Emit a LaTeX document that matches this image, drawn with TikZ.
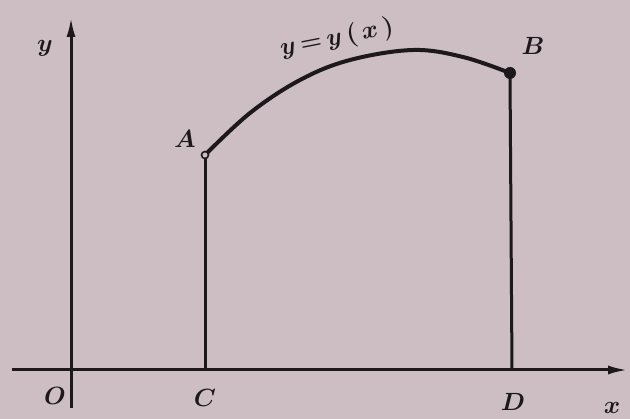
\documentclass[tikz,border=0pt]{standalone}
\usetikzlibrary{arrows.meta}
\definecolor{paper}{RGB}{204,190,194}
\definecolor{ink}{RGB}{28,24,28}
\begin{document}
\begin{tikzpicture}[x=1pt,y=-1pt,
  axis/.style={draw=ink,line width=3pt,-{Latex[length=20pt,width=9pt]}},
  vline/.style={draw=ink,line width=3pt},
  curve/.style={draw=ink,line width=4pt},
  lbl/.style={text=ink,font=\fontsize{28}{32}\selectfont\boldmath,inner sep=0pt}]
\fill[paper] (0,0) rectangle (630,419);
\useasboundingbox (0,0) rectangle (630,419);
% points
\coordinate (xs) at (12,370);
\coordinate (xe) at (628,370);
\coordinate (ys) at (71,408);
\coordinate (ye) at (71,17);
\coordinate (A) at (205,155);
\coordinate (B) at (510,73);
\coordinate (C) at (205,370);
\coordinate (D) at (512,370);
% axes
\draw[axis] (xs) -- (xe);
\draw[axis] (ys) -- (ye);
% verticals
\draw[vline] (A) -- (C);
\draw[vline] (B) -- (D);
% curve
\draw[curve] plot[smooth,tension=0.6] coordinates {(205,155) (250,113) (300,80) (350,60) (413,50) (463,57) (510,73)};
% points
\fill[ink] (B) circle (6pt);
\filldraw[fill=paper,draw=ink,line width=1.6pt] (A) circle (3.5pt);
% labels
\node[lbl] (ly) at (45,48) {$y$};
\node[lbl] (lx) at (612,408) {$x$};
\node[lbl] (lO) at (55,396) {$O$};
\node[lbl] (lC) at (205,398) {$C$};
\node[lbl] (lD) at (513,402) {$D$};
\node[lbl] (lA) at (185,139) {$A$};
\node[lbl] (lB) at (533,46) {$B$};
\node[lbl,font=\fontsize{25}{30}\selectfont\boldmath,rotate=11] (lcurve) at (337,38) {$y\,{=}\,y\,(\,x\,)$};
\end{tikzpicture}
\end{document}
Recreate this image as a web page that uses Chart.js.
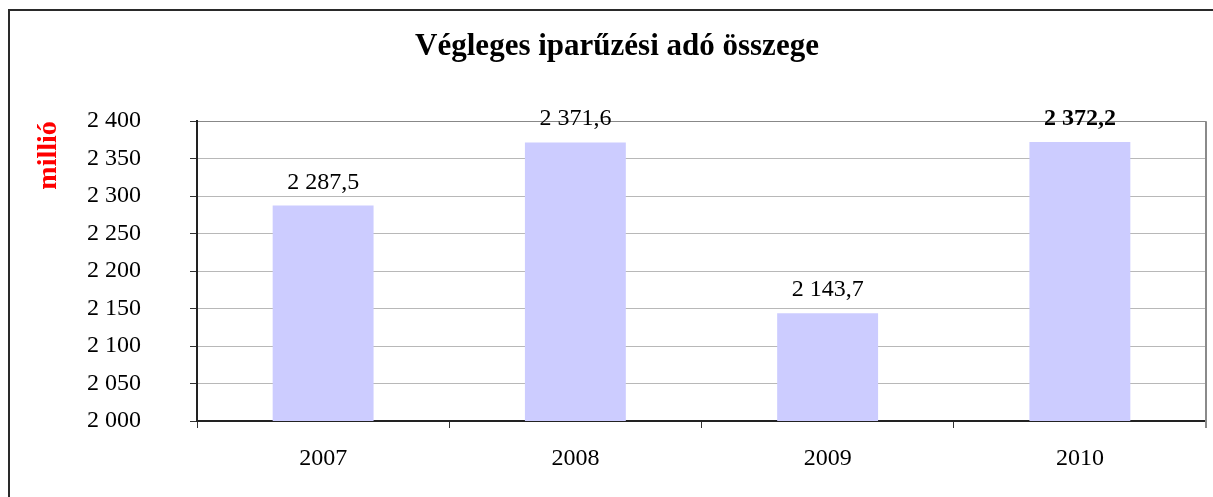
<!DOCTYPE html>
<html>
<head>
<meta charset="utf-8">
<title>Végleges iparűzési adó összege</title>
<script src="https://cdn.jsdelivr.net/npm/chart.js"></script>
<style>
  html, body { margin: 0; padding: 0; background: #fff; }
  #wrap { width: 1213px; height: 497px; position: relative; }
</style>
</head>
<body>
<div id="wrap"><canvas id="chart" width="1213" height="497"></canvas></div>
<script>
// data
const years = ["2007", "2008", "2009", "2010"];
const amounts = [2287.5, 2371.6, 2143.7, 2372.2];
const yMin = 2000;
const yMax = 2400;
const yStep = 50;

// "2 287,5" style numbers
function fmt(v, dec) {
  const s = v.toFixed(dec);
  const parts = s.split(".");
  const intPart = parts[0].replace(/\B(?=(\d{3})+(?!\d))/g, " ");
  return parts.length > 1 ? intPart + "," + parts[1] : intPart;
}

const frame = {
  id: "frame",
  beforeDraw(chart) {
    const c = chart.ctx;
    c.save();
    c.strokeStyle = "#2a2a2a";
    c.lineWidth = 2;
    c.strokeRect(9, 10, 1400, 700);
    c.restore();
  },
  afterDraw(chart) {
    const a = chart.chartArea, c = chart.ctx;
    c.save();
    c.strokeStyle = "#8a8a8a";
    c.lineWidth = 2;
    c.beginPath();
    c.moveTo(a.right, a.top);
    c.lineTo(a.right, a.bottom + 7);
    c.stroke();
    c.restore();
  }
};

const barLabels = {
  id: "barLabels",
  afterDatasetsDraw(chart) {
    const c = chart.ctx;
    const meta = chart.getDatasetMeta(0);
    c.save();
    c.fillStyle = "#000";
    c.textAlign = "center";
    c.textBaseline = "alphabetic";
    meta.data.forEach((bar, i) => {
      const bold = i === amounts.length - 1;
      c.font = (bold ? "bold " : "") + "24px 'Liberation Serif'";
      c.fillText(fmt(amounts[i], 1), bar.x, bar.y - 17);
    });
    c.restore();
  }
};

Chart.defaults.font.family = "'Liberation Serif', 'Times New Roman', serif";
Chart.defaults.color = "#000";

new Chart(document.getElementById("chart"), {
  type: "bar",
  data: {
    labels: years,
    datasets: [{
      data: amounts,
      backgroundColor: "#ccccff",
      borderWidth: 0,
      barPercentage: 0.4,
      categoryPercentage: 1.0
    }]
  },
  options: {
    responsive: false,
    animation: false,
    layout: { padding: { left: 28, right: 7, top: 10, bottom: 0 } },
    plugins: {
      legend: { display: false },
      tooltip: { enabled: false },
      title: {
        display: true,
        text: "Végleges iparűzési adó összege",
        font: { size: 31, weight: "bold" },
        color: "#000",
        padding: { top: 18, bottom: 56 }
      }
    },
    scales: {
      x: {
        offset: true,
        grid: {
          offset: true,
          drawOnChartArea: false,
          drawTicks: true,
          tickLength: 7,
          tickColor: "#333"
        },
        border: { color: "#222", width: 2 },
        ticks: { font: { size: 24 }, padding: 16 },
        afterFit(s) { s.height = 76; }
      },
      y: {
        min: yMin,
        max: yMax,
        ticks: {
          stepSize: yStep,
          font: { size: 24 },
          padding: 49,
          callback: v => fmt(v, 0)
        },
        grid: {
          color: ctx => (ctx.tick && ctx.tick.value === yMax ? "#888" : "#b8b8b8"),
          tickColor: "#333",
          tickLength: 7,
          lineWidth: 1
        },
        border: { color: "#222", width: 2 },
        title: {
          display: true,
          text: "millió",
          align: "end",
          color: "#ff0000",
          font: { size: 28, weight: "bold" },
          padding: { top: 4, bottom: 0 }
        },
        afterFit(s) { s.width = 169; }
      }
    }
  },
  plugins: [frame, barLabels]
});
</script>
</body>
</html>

• WORK TO BE COMPLETED: Omit the pictures. Transcribe every record exactly.

• TASK SOLUTION:
Emit a LaTeX document that matches this image, drawn with TikZ.
\documentclass[tikz,border=0pt]{standalone}
\usetikzlibrary{arrows.meta}
\definecolor{paper}{RGB}{204,190,194}
\definecolor{ink}{RGB}{28,24,28}
\begin{document}
\begin{tikzpicture}[x=1pt,y=-1pt,
  axis/.style={draw=ink,line width=3pt,-{Latex[length=20pt,width=9pt]}},
  vline/.style={draw=ink,line width=3pt},
  curve/.style={draw=ink,line width=4pt},
  lbl/.style={text=ink,font=\fontsize{28}{32}\selectfont\boldmath,inner sep=0pt}]
\fill[paper] (0,0) rectangle (630,419);
\useasboundingbox (0,0) rectangle (630,419);
% points
\coordinate (xs) at (12,370);
\coordinate (xe) at (628,370);
\coordinate (ys) at (71,408);
\coordinate (ye) at (71,17);
\coordinate (A) at (205,155);
\coordinate (B) at (510,73);
\coordinate (C) at (205,370);
\coordinate (D) at (512,370);
% axes
\draw[axis] (xs) -- (xe);
\draw[axis] (ys) -- (ye);
% verticals
\draw[vline] (A) -- (C);
\draw[vline] (B) -- (D);
% curve
\draw[curve] plot[smooth,tension=0.6] coordinates {(205,155) (250,113) (300,80) (350,60) (413,50) (463,57) (510,73)};
% points
\fill[ink] (B) circle (6pt);
\filldraw[fill=paper,draw=ink,line width=1.6pt] (A) circle (3.5pt);
% labels
\node[lbl] (ly) at (45,48) {$y$};
\node[lbl] (lx) at (612,408) {$x$};
\node[lbl] (lO) at (55,396) {$O$};
\node[lbl] (lC) at (205,398) {$C$};
\node[lbl] (lD) at (513,402) {$D$};
\node[lbl] (lA) at (185,139) {$A$};
\node[lbl] (lB) at (533,46) {$B$};
\node[lbl,font=\fontsize{25}{30}\selectfont\boldmath,rotate=11] (lcurve) at (337,38) {$y\,{=}\,y\,(\,x\,)$};
\end{tikzpicture}
\end{document}
Recreate this image as a web page that uses Chart.js.
<!DOCTYPE html>
<html>
<head>
<meta charset="utf-8">
<title>Végleges iparűzési adó összege</title>
<script src="https://cdn.jsdelivr.net/npm/chart.js"></script>
<style>
  html, body { margin: 0; padding: 0; background: #fff; }
  #wrap { width: 1213px; height: 497px; position: relative; }
</style>
</head>
<body>
<div id="wrap"><canvas id="chart" width="1213" height="497"></canvas></div>
<script>
// data
const years = ["2007", "2008", "2009", "2010"];
const amounts = [2287.5, 2371.6, 2143.7, 2372.2];
const yMin = 2000;
const yMax = 2400;
const yStep = 50;

// "2 287,5" style numbers
function fmt(v, dec) {
  const s = v.toFixed(dec);
  const parts = s.split(".");
  const intPart = parts[0].replace(/\B(?=(\d{3})+(?!\d))/g, " ");
  return parts.length > 1 ? intPart + "," + parts[1] : intPart;
}

const frame = {
  id: "frame",
  beforeDraw(chart) {
    const c = chart.ctx;
    c.save();
    c.strokeStyle = "#2a2a2a";
    c.lineWidth = 2;
    c.strokeRect(9, 10, 1400, 700);
    c.restore();
  },
  afterDraw(chart) {
    const a = chart.chartArea, c = chart.ctx;
    c.save();
    c.strokeStyle = "#8a8a8a";
    c.lineWidth = 2;
    c.beginPath();
    c.moveTo(a.right, a.top);
    c.lineTo(a.right, a.bottom + 7);
    c.stroke();
    c.restore();
  }
};

const barLabels = {
  id: "barLabels",
  afterDatasetsDraw(chart) {
    const c = chart.ctx;
    const meta = chart.getDatasetMeta(0);
    c.save();
    c.fillStyle = "#000";
    c.textAlign = "center";
    c.textBaseline = "alphabetic";
    meta.data.forEach((bar, i) => {
      const bold = i === amounts.length - 1;
      c.font = (bold ? "bold " : "") + "24px 'Liberation Serif'";
      c.fillText(fmt(amounts[i], 1), bar.x, bar.y - 17);
    });
    c.restore();
  }
};

Chart.defaults.font.family = "'Liberation Serif', 'Times New Roman', serif";
Chart.defaults.color = "#000";

new Chart(document.getElementById("chart"), {
  type: "bar",
  data: {
    labels: years,
    datasets: [{
      data: amounts,
      backgroundColor: "#ccccff",
      borderWidth: 0,
      barPercentage: 0.4,
      categoryPercentage: 1.0
    }]
  },
  options: {
    responsive: false,
    animation: false,
    layout: { padding: { left: 28, right: 7, top: 10, bottom: 0 } },
    plugins: {
      legend: { display: false },
      tooltip: { enabled: false },
      title: {
        display: true,
        text: "Végleges iparűzési adó összege",
        font: { size: 31, weight: "bold" },
        color: "#000",
        padding: { top: 18, bottom: 56 }
      }
    },
    scales: {
      x: {
        offset: true,
        grid: {
          offset: true,
          drawOnChartArea: false,
          drawTicks: true,
          tickLength: 7,
          tickColor: "#333"
        },
        border: { color: "#222", width: 2 },
        ticks: { font: { size: 24 }, padding: 16 },
        afterFit(s) { s.height = 76; }
      },
      y: {
        min: yMin,
        max: yMax,
        ticks: {
          stepSize: yStep,
          font: { size: 24 },
          padding: 49,
          callback: v => fmt(v, 0)
        },
        grid: {
          color: ctx => (ctx.tick && ctx.tick.value === yMax ? "#888" : "#b8b8b8"),
          tickColor: "#333",
          tickLength: 7,
          lineWidth: 1
        },
        border: { color: "#222", width: 2 },
        title: {
          display: true,
          text: "millió",
          align: "end",
          color: "#ff0000",
          font: { size: 28, weight: "bold" },
          padding: { top: 4, bottom: 0 }
        },
        afterFit(s) { s.width = 169; }
      }
    }
  },
  plugins: [frame, barLabels]
});
</script>
</body>
</html>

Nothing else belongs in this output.